Bug #40990 Maria: failure of maria.test & maria_notemebedded in deadlock detection
Submitted: 24 Nov 2008 19:52 Modified: 10 Mar 14:52
Reporter: Guilhem Bichot
Status: Closed
Category:Server: Maria Severity:S3 (Non-critical)
Version:5.1-maria,6.0-maria OS:Sun Solaris (sparc64)
Assigned to: Sergei Golubchik Target Version:6.0-beta
Tags: pushbuild, sporadic, test failure
Triage: Triaged: D2 (Serious) / R1 (None/Negligible) / E2 (Low)
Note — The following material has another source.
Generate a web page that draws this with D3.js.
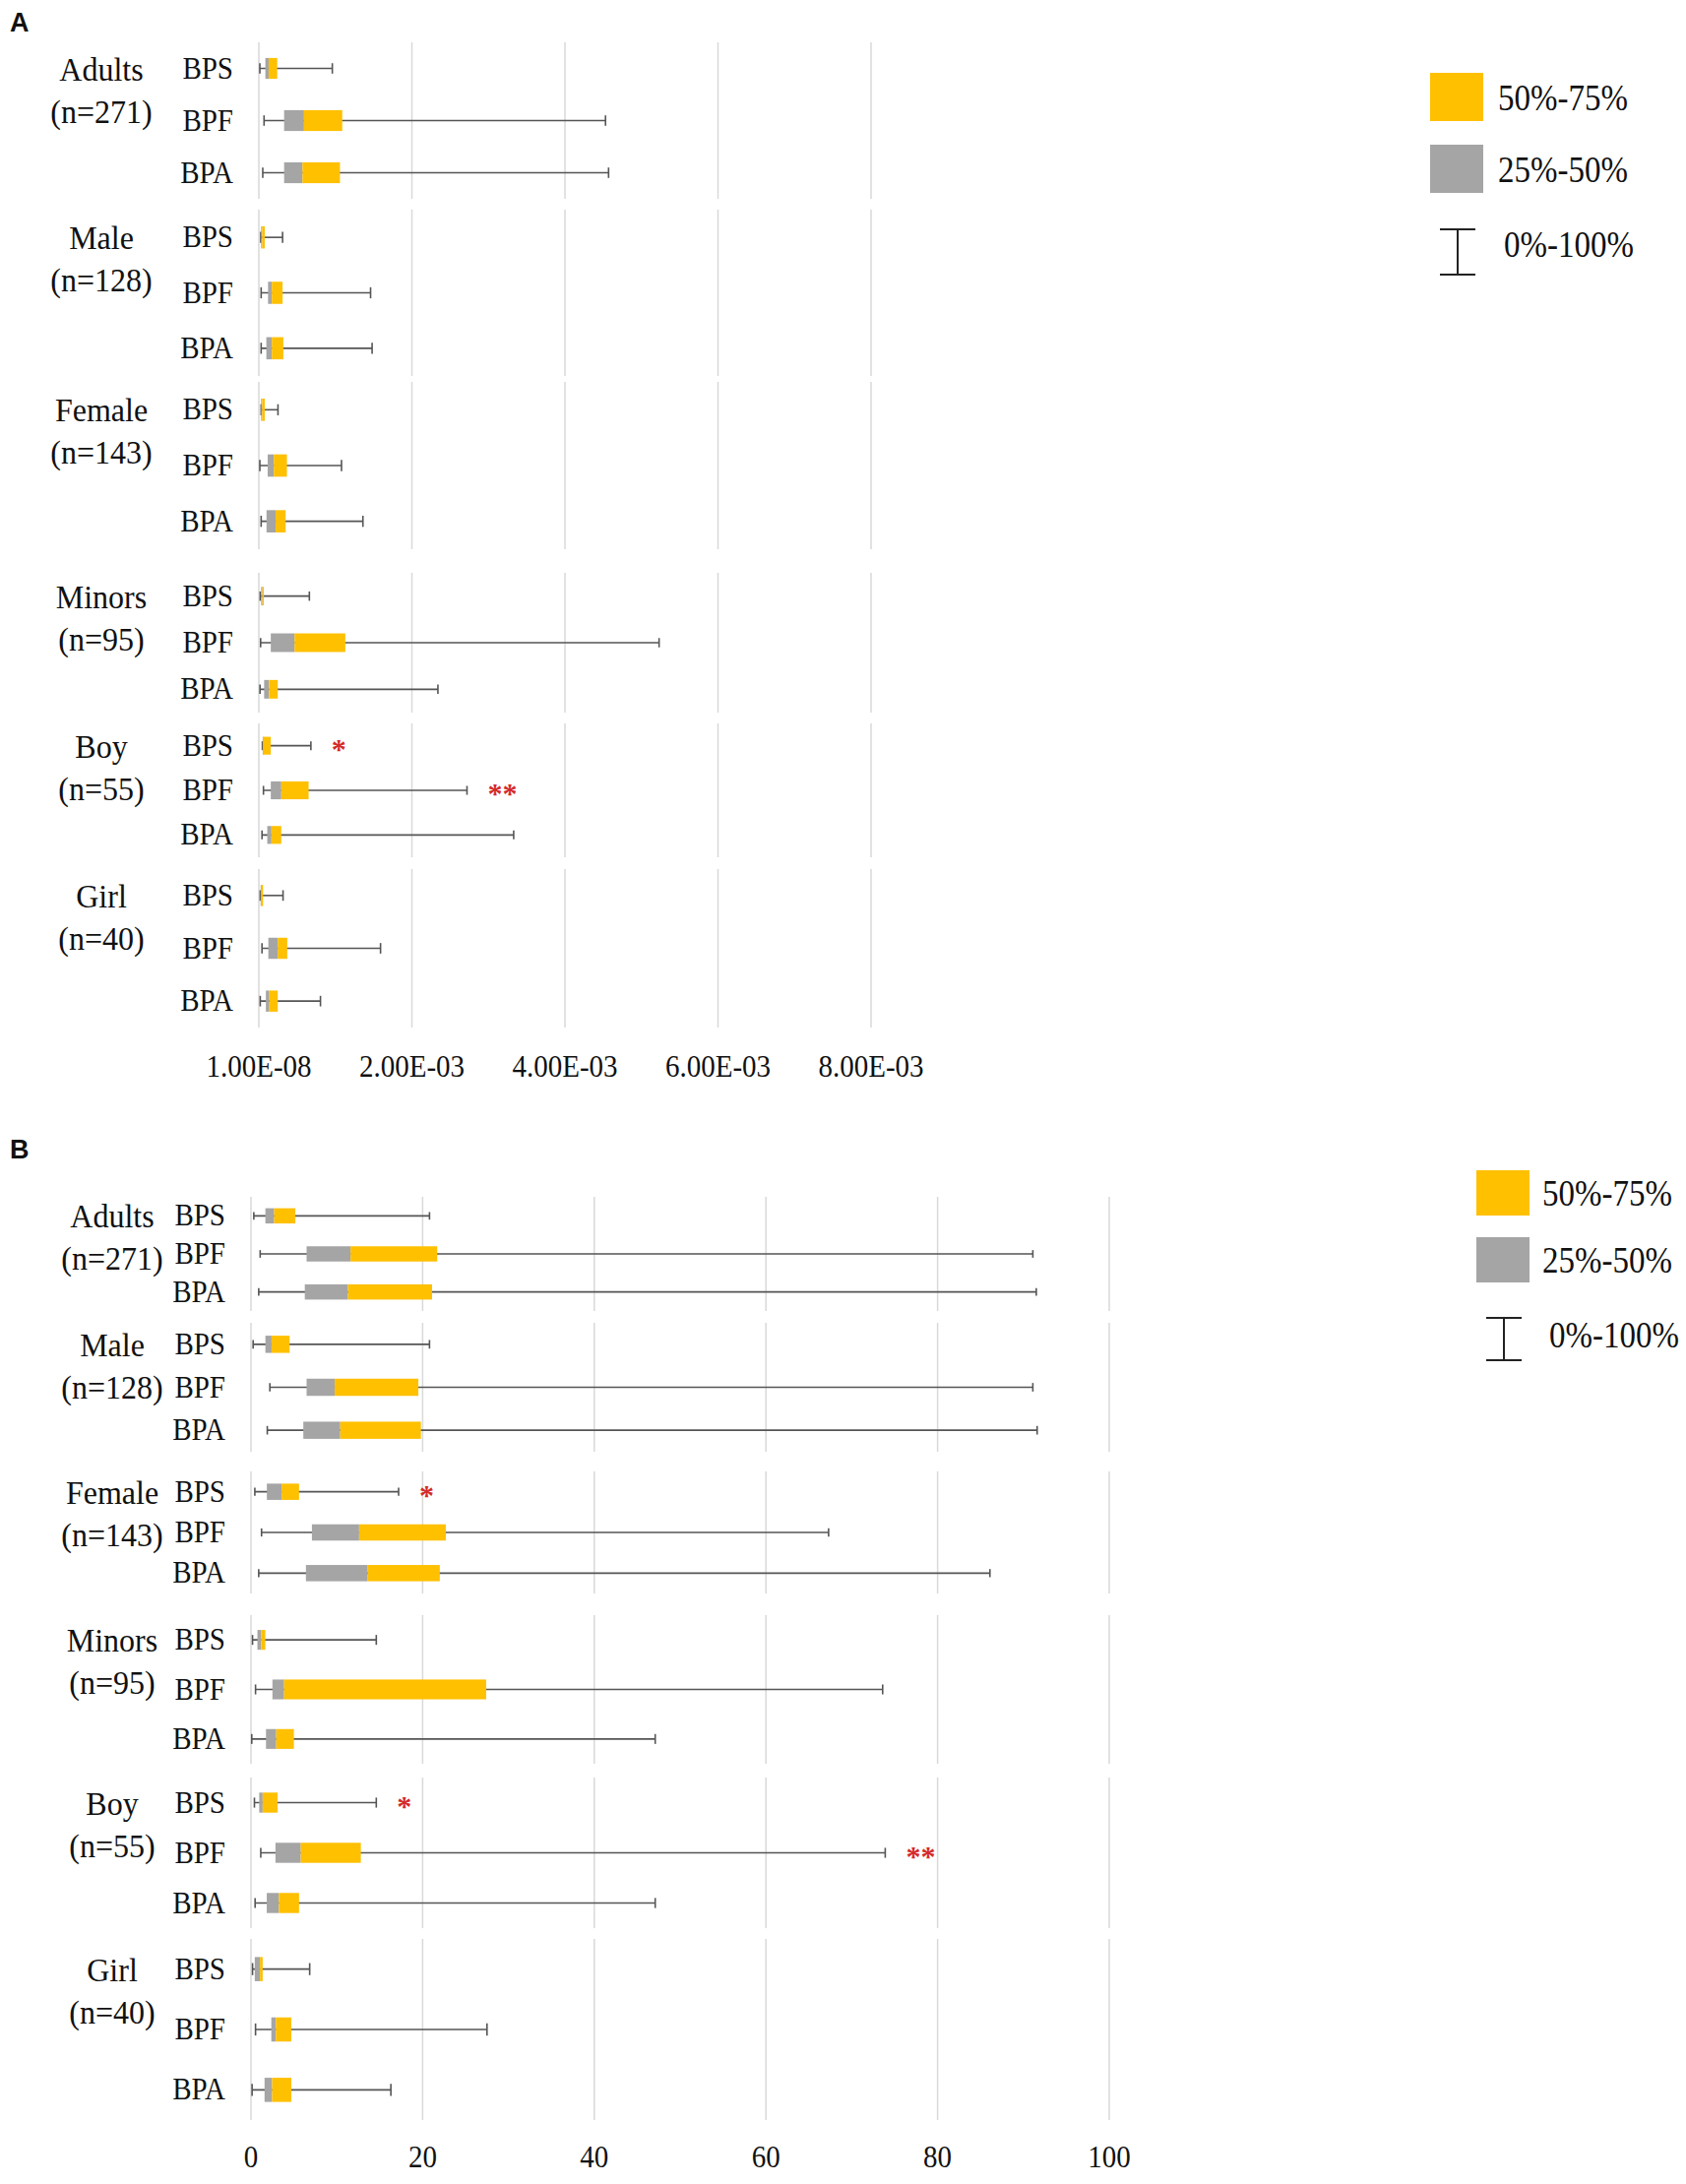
<!DOCTYPE html>
<html lang="en">
<head>
  <meta charset="UTF-8">
  <title>Bisphenol percentiles</title>
  <script src="https://d3js.org/d3.v7.min.js"></script>
  <style>
      body { margin: 0; background: #fff; }
      text { font-family: "Liberation Serif", "Times New Roman", serif; fill: #111; }
      .tag { font-family: "Liberation Sans", Arial, sans-serif; font-weight: bold; }
      .grid { stroke: #d9d9d9; stroke-width: 1.5px; }
      .whisker { stroke: #555; stroke-width: 1.6px; fill: none; }
      .star { fill: #d42a2a; font-weight: bold; }
  </style>
</head>
<body>
<svg width="1713" height="2219"></svg>
<script>

  const groups = ["Adults", "Male", "Female", "Minors", "Boy", "Girl"];
  const groupN = [271, 128, 143, 95, 55, 40];
  const compounds = ["BPS", "BPF", "BPA"];

  // panel A, per group: [BPS, BPF, BPA]
  const minA = [[1.3e-5, 6.8e-5, 5.1e-5], [2.5e-5, 3.0e-5, 3.0e-5], [3.0e-5, 1.3e-5, 3.0e-5],
                [1.8e-5, 2.3e-5, 1.5e-5], [4.6e-5, 6.0e-5, 4.1e-5], [1.8e-5, 4.1e-5, 1.8e-5]];
  const q1A = [[8.5e-5, 3.3e-4, 3.3e-4], [3.0e-5, 1.2e-4, 9.8e-5], [3.0e-5, 1.15e-4, 1.0e-4],
               [3.0e-5, 1.56e-4, 6.9e-5], [5.0e-5, 1.56e-4, 1.1e-4], [2.3e-5, 1.24e-4, 9.2e-5]];
  const medA = [[1.28e-4, 5.9e-4, 5.7e-4], [4.3e-5, 1.7e-4, 1.7e-4], [4.3e-5, 1.96e-4, 2.2e-4],
                [4.6e-5, 4.67e-4, 1.33e-4], [5.5e-5, 2.93e-4, 1.65e-4], [3.2e-5, 2.47e-4, 1.37e-4]];
  const q3A = [[2.4e-4, 1.09e-3, 1.06e-3], [7.7e-5, 3.1e-4, 3.2e-4], [7.7e-5, 3.67e-4, 3.5e-4],
               [6.4e-5, 1.13e-3, 2.47e-4], [1.56e-4, 6.5e-4, 2.93e-4], [5.5e-5, 3.71e-4, 2.47e-4]];
  const maxA = [[9.6e-4, 4.53e-3, 4.57e-3], [3.1e-4, 1.46e-3, 1.48e-3], [2.5e-4, 1.08e-3, 1.36e-3],
                [6.6e-4, 5.23e-3, 2.34e-3], [6.8e-4, 2.72e-3, 3.33e-3], [3.16e-4, 1.59e-3, 8.05e-4]];
  const ticksA = [1e-8, 2e-3, 4e-3, 6e-3, 8e-3];
  const starsA = [["Boy", "BPS", "*"], ["Boy", "BPF", "**"]];

  // panel B, per group: [BPS, BPF, BPA]
  const minB = [[0.33, 1.07, 0.9], [0.25, 2.2, 1.9], [0.45, 1.23, 0.9],
                [0.18, 0.53, 0.09], [0.4, 1.14, 0.48], [0.18, 0.53, 0.13]];
  const q1B = [[1.68, 6.48, 6.27], [1.68, 6.48, 6.1], [1.85, 7.1, 6.4],
               [0.75, 2.5, 1.75], [0.96, 2.85, 1.84], [0.44, 2.37, 1.58]];
  const medB = [[2.7, 11.6, 11.3], [2.4, 9.76, 10.4], [3.57, 12.6, 13.6],
                [1.18, 3.86, 2.94], [1.36, 5.8, 3.25], [1.05, 2.9, 2.46]];
  const q3B = [[5.17, 21.7, 21.1], [4.5, 19.5, 19.8], [5.6, 22.7, 22.0],
               [1.67, 27.4, 5.0], [3.1, 12.8, 5.6], [1.36, 4.7, 4.7]];
  const maxB = [[20.8, 91.1, 91.5], [20.8, 91.1, 91.6], [17.2, 67.3, 86.1],
                [14.6, 73.6, 47.1], [14.6, 73.9, 47.1], [6.84, 27.5, 16.3]];
  const ticksB = [0, 20, 40, 60, 80, 100];
  const starsB = [["Female", "BPS", "*"], ["Boy", "BPS", "*"], ["Boy", "BPF", "**"]];

  const legendLabels = ["50%-75%", "25%-50%", "0%-100%"];
  const colors = {grey: "#a5a5a5", yellow: "#ffc000"};

  const svg = d3.select("svg");

  function fmtA(v) {
    const [m, e] = v.toExponential(2).toUpperCase().split("E");
    const sign = e[0] === "-" ? "-" : "+";
    const digits = e.replace(/^[+-]/, "").padStart(2, "0");
    return m + "E" + sign + digits;
  }

  // the source figure's serif text is a little taller than it is wide
  function label(parent, x, y, size, sy, txt) {
    return parent.append("text")
      .attr("transform", `translate(${x},${y}) scale(1,${sy})`)
      .style("font-size", size + "px")
      .text(txt);
  }

  const panels = [
    {
      tag: "A", tagY: 32,
      x: d3.scaleLinear().domain([1e-8, 8e-3]).range([263, 885]),
      ticks: ticksA, format: fmtA, tickY: 1094,
      spans: [[43, 202], [213, 382], [388, 558], [582, 724], [735, 871], [883, 1044]],
      labelX: 103, seriesX: 237,
      min: minA, q1: q1A, med: medA, q3: q3A, max: maxA, stars: starsA,
      legend: {x: 1453, w: 54, h: 49, tops: [74, 147], textX: 1522,
               barX: 1481, barTop: 233, barBottom: 279, barTextX: 1528, barTextY: 248}
    },
    {
      tag: "B", tagY: 1177,
      x: d3.scaleLinear().domain([0, 100]).range([255, 1127]),
      ticks: ticksB, format: d3.format("d"), tickY: 2202,
      spans: [[1216, 1332], [1344, 1475], [1495, 1619], [1641, 1792], [1806, 1959], [1970, 2154]],
      labelX: 114, seriesX: 229,
      min: minB, q1: q1B, med: medB, q3: q3B, max: maxB, stars: starsB,
      legend: {x: 1500, w: 54, h: 46, tops: [1189, 1257], textX: 1567,
               barX: 1528, barTop: 1339, barBottom: 1382, barTextX: 1574, barTextY: 1356}
    }
  ];

  panels.forEach(p => {
    const g = svg.append("g");
    const x = p.x;

    g.append("text").attr("class", "tag")
      .attr("x", 10).attr("y", p.tagY)
      .style("font-size", "27px")
      .text(p.tag);

    groups.forEach((name, gi) => {
      const y = d3.scaleBand().domain(compounds).range(p.spans[gi]).padding(0);
      const bw = y.bandwidth();
      const cy = c => y(c) + bw / 2;
      const boxH = bw * 0.4;
      const capH = bw * 0.2;

      const rows = compounds.map((c, ci) => ({
        c,
        min: p.min[gi][ci], q1: p.q1[gi][ci], med: p.med[gi][ci],
        q3: p.q3[gi][ci], max: p.max[gi][ci]
      }));

      g.append("g").selectAll("line")
        .data(p.ticks)
        .enter().append("line")
        .attr("class", "grid")
        .attr("x1", d => x(d)).attr("x2", d => x(d))
        .attr("y1", p.spans[gi][0]).attr("y2", p.spans[gi][1]);

      const row = g.append("g").selectAll("g")
        .data(rows)
        .enter().append("g");

      row.append("line").attr("class", "whisker")
        .attr("x1", d => x(d.min)).attr("x2", d => x(d.max))
        .attr("y1", d => cy(d.c)).attr("y2", d => cy(d.c));
      row.append("line").attr("class", "whisker")
        .attr("x1", d => x(d.min)).attr("x2", d => x(d.min))
        .attr("y1", d => cy(d.c) - capH / 2).attr("y2", d => cy(d.c) + capH / 2);
      row.append("line").attr("class", "whisker")
        .attr("x1", d => x(d.max)).attr("x2", d => x(d.max))
        .attr("y1", d => cy(d.c) - capH / 2).attr("y2", d => cy(d.c) + capH / 2);

      row.append("rect")
        .attr("x", d => x(d.q1)).attr("width", d => Math.max(1, x(d.med) - x(d.q1)))
        .attr("y", d => cy(d.c) - boxH / 2).attr("height", boxH)
        .attr("fill", colors.grey);
      row.append("rect")
        .attr("x", d => x(d.med)).attr("width", d => Math.max(1.5, x(d.q3) - x(d.med)))
        .attr("y", d => cy(d.c) - boxH / 2).attr("height", boxH)
        .attr("fill", colors.yellow);

      rows.forEach(d => {
        label(g, p.seriesX, cy(d.c) + 10, 29, 1.09, d.c)
          .attr("text-anchor", "end");
      });

      const nameY = cy(compounds[0]) + 12;
      label(g, p.labelX, nameY, 32, 1.06, name).attr("text-anchor", "middle");
      label(g, p.labelX, nameY + 43, 32, 1.06, "(n=" + groupN[gi] + ")").attr("text-anchor", "middle");

      p.stars.filter(s => s[0] === name).forEach(([, c, mark]) => {
        const ci = compounds.indexOf(c);
        g.append("text").attr("class", "star")
          .attr("x", x(p.max[gi][ci]) + 21).attr("y", cy(c) + 13)
          .style("font-size", "30px")
          .text(mark);
      });
    });

    // tick labels
    p.ticks.forEach(t => {
      label(g, x(t), p.tickY, 29, 1.1, p.format(t)).attr("text-anchor", "middle");
    });

    // legend
    const L = p.legend;
    [colors.yellow, colors.grey].forEach((col, i) => {
      g.append("rect")
        .attr("x", L.x).attr("y", L.tops[i])
        .attr("width", L.w).attr("height", L.h)
        .attr("fill", col);
      label(g, L.textX, L.tops[i] + L.h / 2 + 13, 33, 1.15, legendLabels[i]);
    });
    const eb = g.append("g").attr("stroke", "#222").attr("stroke-width", 2);
    eb.append("line").attr("x1", L.barX).attr("x2", L.barX).attr("y1", L.barTop).attr("y2", L.barBottom);
    eb.append("line").attr("x1", L.barX - 18).attr("x2", L.barX + 18).attr("y1", L.barTop).attr("y2", L.barTop);
    eb.append("line").attr("x1", L.barX - 18).attr("x2", L.barX + 18).attr("y1", L.barBottom).attr("y2", L.barBottom);
    label(g, L.barTextX, L.barTextY + 13, 33, 1.15, legendLabels[2]);
  });
</script>
</body>
</html>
[24 Nov 2008 19:52] Guilhem Bichot
Description:
I have not checked 5.1-maria.
Solaris 10 Sparc 64 debug_max build:

Running:
mysql-test-run.pl --timer --force --comment=ps_stm_threadpool --ps-protocol
--mysqld=--binlog-format=statement --mysqld=--thread-handling=pool-of-threads
...
maria.maria [ fail ]

mysqltest: At line 1493: query 'reap' failed with wrong errno 1213: 'Deadlock found when
trying to get lock; try restarting transaction', instead of 1062...

How to repeat:
log into the machine I guess
[6 Dec 2008 13:30] Guilhem Bichot
Now that the relevant piece of maria.test moved to maria_notembedded.test, it's that test
which fails:
test-max-sol10-sparc64
guilhem@mysql.co...
2008-12-05 22:42:49 
maria.maria_notembedded [ fail ]

mysqltest: At line 50: query 'reap' failed with wrong errno 1205: 'Lock wait timeout
exceeded; try restarting transaction', instead of 1062...
[16 Dec 2008 10:26] Guilhem Bichot
Sanja ran the test on the failing machine, in a loop for 14 hours, no failure, using
pushbuild2 binaries of Dec 14.
According to xref, all 5 failures (4 in 6.0-maria, one in 5.1-maria, all solaris 10
sparc64) were between Nov 22 and Dec 5. Shortly after the last failing push, Monty and
Serg have pushed fixes for memory corruption bugs related to versioning and transaction
manager, so that can be a possible reason why the problem is gone.
We close with "can't repeat" and will reopen if it fails again.
[16 Dec 2008 13:10] Alexander Nozdrin
Happened again:

https://intranet.mysql.com/secure/pushbuild/showpush.pl?dir=bzr_mysql-6.0&order=107

Symptoms:
mysqltest: At line 46: query 'insert t1 values (3)' failed with wrong errno 1205: 'Lock
wait timeout exceeded; try restarting transaction', instead of 1213...
[17 Dec 2008 23:23] Guilhem Bichot
sent some ideas to Sanja and Serg
[22 Dec 2008 19:05] Bugs System
A patch for this bug has been committed. After review, it may
be pushed to the relevant source trees for release in the next
version. You can access the patch from:

  http://lists.mysql.com/commits/62218

2707 Sergei Golubchik	2008-12-22
      Bug#40990 Maria: failure of maria.test & maria_notemebedded in deadlock detection
      detect a case when a blocker has removed itself and signalled after the condition
timed out
      but before it (cond_wait) acquired the mutex back
[7 Jan 22:53] Guilhem Bichot
We cannot be sure that the problem fixed by this patch is the cause of the observed
symptoms (those symptoms are rare, timing-dependent: hard to repeat), but it's quite
possible.
[17 Feb 12:47] Bugs System
Pushed into 6.0.10-alpha (revid:serg@mysql.com-20090217113558-vpsqsyjule7nz0gk) (version
source revid:guilhem@mysql.com-20090213163054-rsg204z5qzcekbfe) (merge vers:
6.0.10-alpha) (pib:6)